In 2005, a letter signed by French President Jacques Chirac and five other heads of state asked European Union officials to support the development of a European digital library. The Europeana prototype went live on 20 November 2008. Museums, audiovisual archives and galleries joined the libraries, creating a common access point to Europe’s cultural heritage. At launch, Europeana gave access to 4.5 million digital objects.
In January 2011, the European Commission released its ‘New Renaissance’ report which endorsed Europeana as ‘the central reference report for Europe’s online cultural heritage’. A huge milestone followed in September 2012 when, in the first move of its kind, Europeana metadata was released under the terms of the Creative Commons CC0 1.0 Universal Public Domain Dedication, making the metadata itself freely available for any kind of use, boosting opportunities for digital innovation and creativity.
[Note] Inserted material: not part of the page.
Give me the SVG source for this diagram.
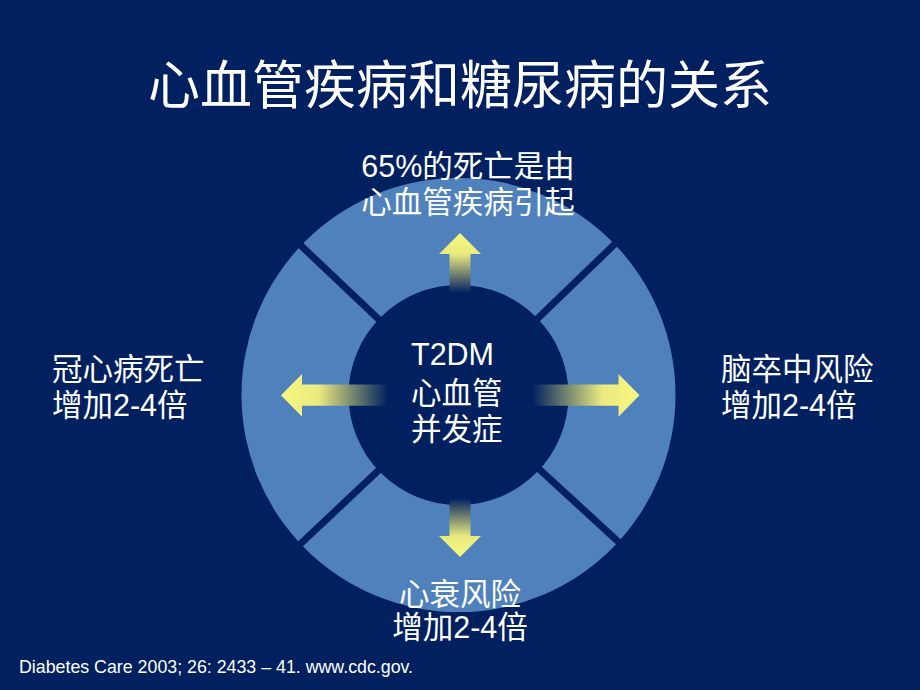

In May 2015, Europeana became one of the European Commission’s Digital Service Infrastructures (DSI), all of which deliver networked cross-border services for citizens, businesses and public administrations. As a DSI, Europeana’s objectives are to make it easier for institutions to share their collections online effectively, to improve the quality of data and content shared with Europeana, and to empower cultural heritage institutions to build their capacity for digital transformation. All of this helps make sure that Europe’s people, institutions and businesses reap the full benefits of the technological revolution in digital services for culture.
As of early 2020, Europeana Collections provides access to 58 million digital objects - books, music, artworks and more - with sophisticated search and filter tools, and many themed collections, exhibitions, galleries and blogs.